→ **Set exercise**:
Retype, please, the listing from its opening line through the line that contains "(0,0) rectangle (1056,1363);", both included, without the pictures.

→ **Raw data**:
* Start *
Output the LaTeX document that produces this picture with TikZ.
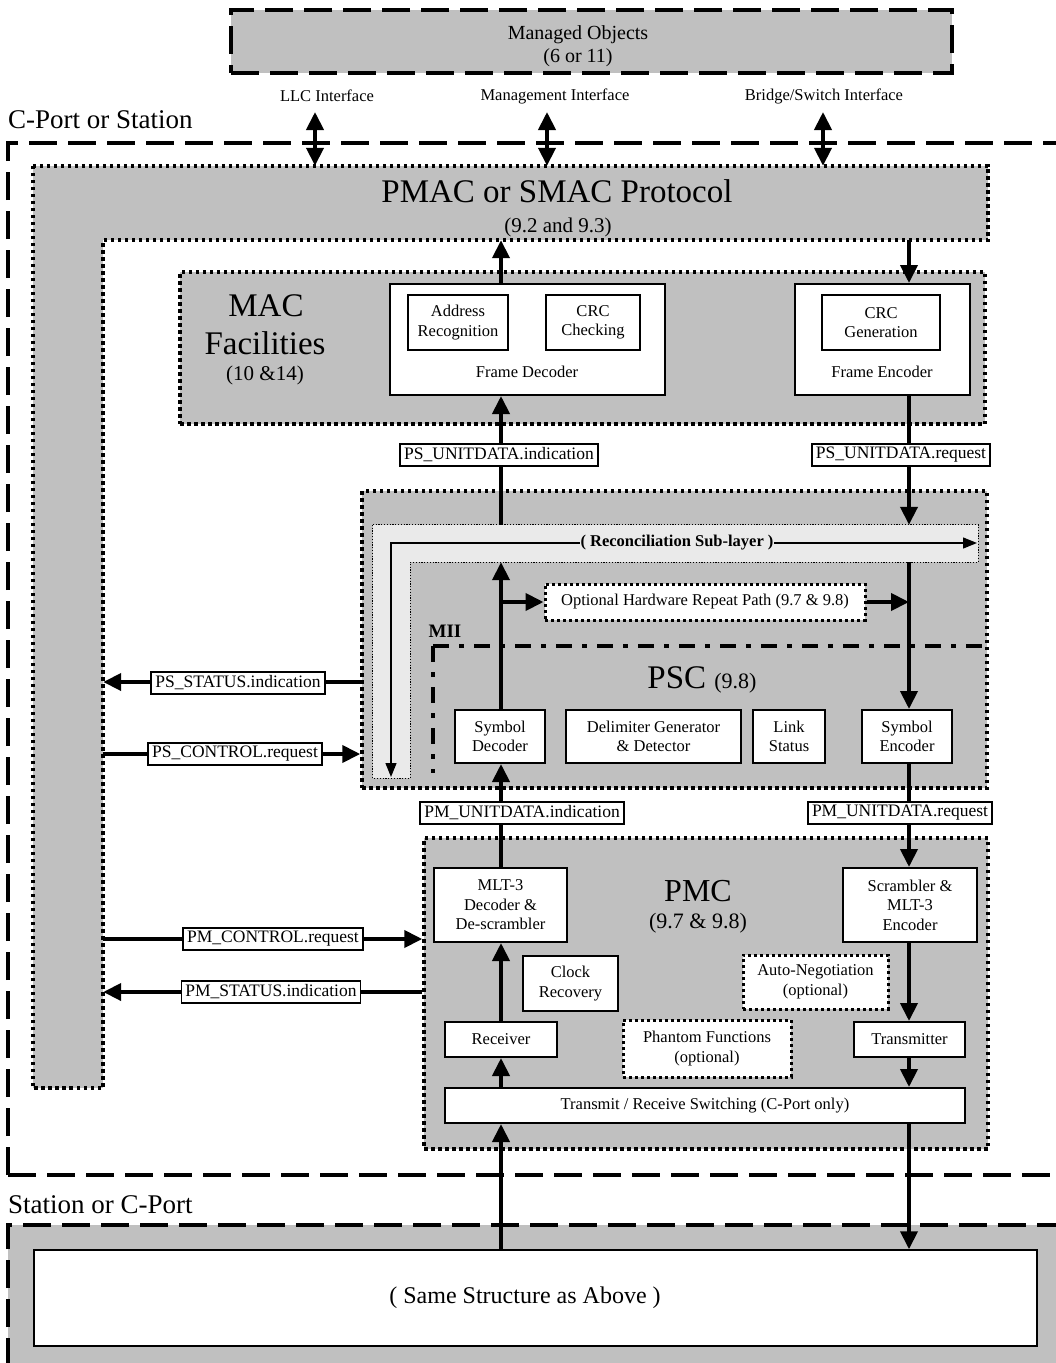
\documentclass[tikz,border=0pt]{standalone}
\usepackage{fontspec}
\setmainfont{Liberation Serif}
\usetikzlibrary{arrows.meta}
\definecolor{panelgray}{RGB}{192,192,192}
\definecolor{rslgray}{RGB}{234,234,234}
\newcommand\fsz[2]{\fontsize{#1}{#2}\selectfont}
\tikzset{
  span/.style n args={4}{at={({(#1+#3)/2},{(#2+#4)/2})}, minimum width={#3-#1}, minimum height={#4-#2}, inner sep=0pt, anchor=center},
  region/.style={fill=panelgray, draw=black, line width=3.5pt, dash pattern=on 3.5pt off 3.5pt, inner sep=0pt},
  dotline/.style={draw=black, line width=3.5pt, dash pattern=on 3.5pt off 3.5pt},
  wbox/.style={fill=white, draw=black, line width=2pt, inner sep=0pt, align=center, font=\fsz{16.5}{19.5}},
  wdot/.style={fill=white, draw=black, line width=3pt, dash pattern=on 3pt off 3pt, inner sep=0pt, align=center, font=\fsz{16.5}{19.5}},
  prim/.style={fill=white, draw=black, line width=1.8pt, inner xsep=4pt, inner ysep=3.5pt, font=\fsz{17.5}{21}},
  flow/.style={line width=4pt, -{Triangle[length=18pt,width=17pt]}},
  twoway/.style={line width=4pt, {Triangle[length=18pt,width=17pt]}-{Triangle[length=18pt,width=17pt]}},
  bigdash/.style={line width=3.5pt, dash pattern=on 28pt off 11pt},
  pscline/.style={line width=4.5pt, dash pattern=on 16pt off 10pt on 5pt off 10pt},
  thinflow/.style={line width=1.3pt, {Triangle[length=14pt,width=11pt]}-{Triangle[length=14pt,width=11pt]}},
}
\begin{document}
\begin{tikzpicture}[x=1pt,y=-1pt]
\useasboundingbox (0,0) rectangle (1056,1363);

% columns of the receive and transmit paths
\coordinate (colL) at (501,0);
\coordinate (colR) at (909,0);

% ---------- management objects and interfaces ----------
\node[fill=panelgray, draw=black, bigdash, span={231}{10}{952}{73}] (mo) {};
\node[font=\fsz{20}{23}, align=center] (motxt) at (578,46) {Managed Objects\\(6 or 11)};
\node[font=\fsz{16.5}{19}] (llc) at (327,96) {LLC Interface};
\node[font=\fsz{16.5}{19}] (mgmt) at (555,96) {Management Interface};
\node[font=\fsz{16.5}{19}] (brsw) at (824,96) {Bridge/Switch Interface};
\coordinate (i1) at (315,112);
\coordinate (i2) at (547,112);
\coordinate (i3) at (823,112);

% ---------- outer station boundaries ----------
\node[anchor=base west, font=\fsz{27}{32}, inner sep=0pt] (cps) at (8,128) {C-Port or Station};
\draw[bigdash] (8,1175) -- (8,143) -- (1060,143);
\draw[bigdash] (8,1175) -- (1060,1175);

\fill[panelgray] (8,1225) rectangle (1060,1366);
\draw[bigdash] (8,1366) -- (8,1225) -- (1060,1225);
\node[anchor=base west, font=\fsz{27}{32}, inner sep=0pt] (scp) at (8,1213) {Station or C-Port};
\node[wbox, line width=1.5pt, span={34}{1250}{1037}{1346}] (same) {};
\node[font=\fsz{24}{28}] (samet) at (525,1298) {( Same Structure as Above )};

% ---------- PMAC / SMAC protocol (L-shaped) ----------
\node[span={33}{166}{988}{240}] (pmac) {};
\node[span={33}{166}{103}{1088}] (pcol) {};
\fill[panelgray] (pmac.north west) rectangle (pmac.south east);
\fill[panelgray] (pcol.north west) rectangle (pcol.south east);
\draw[dotline] (pmac.north west) -- (pmac.north east) -- (pmac.south east)
  -- (pmac.south -| pcol.east) -- (pcol.south east) -- (pcol.south west) -- cycle;
\node[anchor=base, font=\fsz{33}{40}, inner sep=0pt] (pmact) at (557,202) {PMAC or SMAC Protocol};
\node[anchor=base, font=\fsz{21}{25}, inner sep=0pt] (pmacs) at (558,232) {(9.2 and 9.3)};

% ---------- MAC facilities ----------
\node[region, span={180}{272}{985}{424}] (mac) {};
\node[anchor=base, font=\fsz{33}{40}, inner sep=0pt] (mact1) at (266,316) {MAC};
\node[anchor=base, font=\fsz{33}{40}, inner sep=0pt] (mact2) at (265,354) {Facilities};
\node[anchor=base, font=\fsz{21}{25}, inner sep=0pt] (mact3) at (265,380) {(10 \&14)};

\node[wbox, span={390}{284}{665}{395}] (fdec) {};
\node[wbox, span={408}{295}{508}{350}] (addr) {Address\\Recognition};
\node[wbox, span={546}{295}{640}{350}] (crcc) {CRC\\Checking};
\node[anchor=base, font=\fsz{16.5}{19}, inner sep=0pt] (fdect) at (527,377) {Frame Decoder};

\node[wbox, span={795}{284}{970}{395}] (fenc) {};
\node[wbox, span={822}{295}{940}{350}] (crcg) {CRC\\Generation};
\node[anchor=base, font=\fsz{16.5}{19}, inner sep=0pt] (fenct) at (882,377) {Frame Encoder};

% ---------- MII, reconciliation and PSC ----------
\node[region, span={362}{491}{987}{788}] (mii) {};
\node[span={373}{525}{978}{562}] (rslbar) {};
\node[span={373}{525}{410}{778}] (rslcol) {};
\fill[rslgray] (rslbar.north west) rectangle (rslbar.south east);
\fill[rslgray] (rslcol.north west) rectangle (rslcol.south east);
\draw[line width=1.2pt, dash pattern=on 1.2pt off 1.6pt]
  (rslbar.north west) -- (rslbar.north east) -- (rslbar.south east)
  -- (rslbar.south -| rslcol.east) -- (rslcol.south east) -- (rslcol.south west) -- cycle;
\coordinate (rslend) at (977,543);
\coordinate (rslbend) at (391,543);
\coordinate (rsldown) at (391,777);
\draw[thinflow] (rslend) -- (rslbend) -- (rsldown);
\node[fill=rslgray, inner xsep=1pt, inner ysep=1pt, font=\bfseries\fsz{16.5}{19}] (rsltxt) at (677,543) {( Reconciliation Sub-layer )};

\node[wdot, span={545}{584}{865}{620}] (ohr) {Optional Hardware Repeat Path (9.7 \& 9.8)};
\node[anchor=base, font=\bfseries\fsz{19}{22}, inner sep=0pt] (miit) at (445,637) {MII};

\coordinate (pscc) at (433,646);
\draw[pscline] (pscc) -- (982,646);
\draw[pscline] (pscc) -- (433,773);
\node[anchor=base, inner sep=0pt] (psct) at (702,688) {\fsz{33}{40}PSC {\fsz{22}{26}(9.8)}};

\node[wbox, span={455}{710}{545}{763}] (symdec) {Symbol\\Decoder};
\node[wbox, span={566}{710}{741}{763}] (delim) {Delimiter Generator\\\& Detector};
\node[wbox, span={753}{710}{825}{763}] (link) {Link\\Status};
\node[wbox, span={862}{710}{952}{763}] (symenc) {Symbol\\Encoder};

% ---------- PMC ----------
\node[region, span={424}{838}{988}{1149}] (pmc) {};
\node[anchor=base, font=\fsz{32}{38}, inner sep=0pt] (pmct) at (698,901) {PMC};
\node[anchor=base, font=\fsz{22}{26}, inner sep=0pt] (pmcs) at (698,928) {(9.7 \& 9.8)};

\node[wbox, span={434}{868}{567}{942}] (mlt) {MLT-3\\Decoder \&\\De-scrambler};
\node[wbox, span={843}{868}{977}{942}] (scr) {Scrambler \&\\MLT-3\\Encoder};
\node[wbox, span={523}{956}{618}{1011}] (clk) {Clock\\Recovery};
\node[wdot, span={743}{955}{888}{1009}] (autoneg) {Auto-Negotiation\\(optional)};
\node[wbox, span={445}{1022}{557}{1057}] (rcv) {Receiver};
\node[wdot, span={623}{1020}{791}{1077}] (phan) {Phantom Functions\\(optional)};
\node[wbox, span={854}{1022}{965}{1057}] (xmt) {Transmitter};
\node[wbox, span={445}{1088}{965}{1123}] (sw) {Transmit / Receive Switching (C-Port only)};

% ---------- connectors ----------
\draw[twoway] (i1) -- (i1 |- pmac.north);
\draw[twoway] (i2) -- (i2 |- pmac.north);
\draw[twoway] (i3) -- (i3 |- pmac.north);

% receive path (upwards)
\draw[flow] (fdec.north -| colL) -- (pmac.south -| colL);
\draw[flow] (rslbar.north -| colL) -- (fdec.south -| colL);
\draw[flow] (symdec.north -| colL) -- (rslbar.south -| colL);
\draw[flow] (mlt.north -| colL) -- (symdec.south -| colL);
\draw[flow] (rcv.north -| colL) -- (mlt.south -| colL);
\draw[flow] (sw.north -| colL) -- (rcv.south -| colL);
\draw[flow] (same.north -| colL) -- (sw.south -| colL);

% transmit path (downwards)
\draw[flow] (pmac.south -| colR) -- (fenc.north -| colR);
\draw[flow] (fenc.south -| colR) -- (rslbar.north -| colR);
\draw[flow] (rslbar.south -| colR) -- (symenc.north -| colR);
\draw[flow] (symenc.south -| colR) -- (scr.north -| colR);
\draw[flow] (scr.south -| colR) -- (xmt.north -| colR);
\draw[flow] (xmt.south -| colR) -- (sw.north -| colR);
\draw[flow] (sw.south -| colR) -- (same.north -| colR);

% hardware repeat path
\draw[flow] (ohr.west -| colL) -- (ohr.west);
\draw[flow] (ohr.east) -- (ohr.east -| colR);

% service primitives to and from the protocol column
\coordinate (yps1) at (0,682);
\coordinate (yps2) at (0,754);
\coordinate (ypm1) at (0,939);
\coordinate (ypm2) at (0,992);
\draw[flow] (mii.west |- yps1) -- (pcol.east |- yps1);
\draw[flow] (pcol.east |- yps2) -- (mii.west |- yps2);
\draw[flow] (pcol.east |- ypm1) -- (pmc.west |- ypm1);
\draw[flow] (pmc.west |- ypm2) -- (pcol.east |- ypm2);

% primitive labels
\node[prim] (psui) at (499,455) {PS\_UNITDATA.indication};
\node[prim] (psur) at (901,455) {PS\_UNITDATA.request};
\node[prim] (psst) at (238,683) {PS\_STATUS.indication};
\node[prim] (psct2) at (235,754) {PS\_CONTROL.request};
\node[prim] (pmui) at (522,813) {PM\_UNITDATA.indication};
\node[prim] (pmur) at (900,813) {PM\_UNITDATA.request};
\node[prim] (pmcr) at (273,939) {PM\_CONTROL.request};
\node[prim] (pmsi) at (271,992) {PM\_STATUS.indication};
\end{tikzpicture}
\end{document}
* End *
→ **Reply**:
Output the LaTeX document that produces this picture with TikZ.
\documentclass[tikz,border=0pt]{standalone}
\usepackage{fontspec}
\setmainfont{Liberation Serif}
\usetikzlibrary{arrows.meta}
\definecolor{panelgray}{RGB}{192,192,192}
\definecolor{rslgray}{RGB}{234,234,234}
\newcommand\fsz[2]{\fontsize{#1}{#2}\selectfont}
\tikzset{
  span/.style n args={4}{at={({(#1+#3)/2},{(#2+#4)/2})}, minimum width={#3-#1}, minimum height={#4-#2}, inner sep=0pt, anchor=center},
  region/.style={fill=panelgray, draw=black, line width=3.5pt, dash pattern=on 3.5pt off 3.5pt, inner sep=0pt},
  dotline/.style={draw=black, line width=3.5pt, dash pattern=on 3.5pt off 3.5pt},
  wbox/.style={fill=white, draw=black, line width=2pt, inner sep=0pt, align=center, font=\fsz{16.5}{19.5}},
  wdot/.style={fill=white, draw=black, line width=3pt, dash pattern=on 3pt off 3pt, inner sep=0pt, align=center, font=\fsz{16.5}{19.5}},
  prim/.style={fill=white, draw=black, line width=1.8pt, inner xsep=4pt, inner ysep=3.5pt, font=\fsz{17.5}{21}},
  flow/.style={line width=4pt, -{Triangle[length=18pt,width=17pt]}},
  twoway/.style={line width=4pt, {Triangle[length=18pt,width=17pt]}-{Triangle[length=18pt,width=17pt]}},
  bigdash/.style={line width=3.5pt, dash pattern=on 28pt off 11pt},
  pscline/.style={line width=4.5pt, dash pattern=on 16pt off 10pt on 5pt off 10pt},
  thinflow/.style={line width=1.3pt, {Triangle[length=14pt,width=11pt]}-{Triangle[length=14pt,width=11pt]}},
}
\begin{document}
\begin{tikzpicture}[x=1pt,y=-1pt]
\useasboundingbox (0,0) rectangle (1056,1363);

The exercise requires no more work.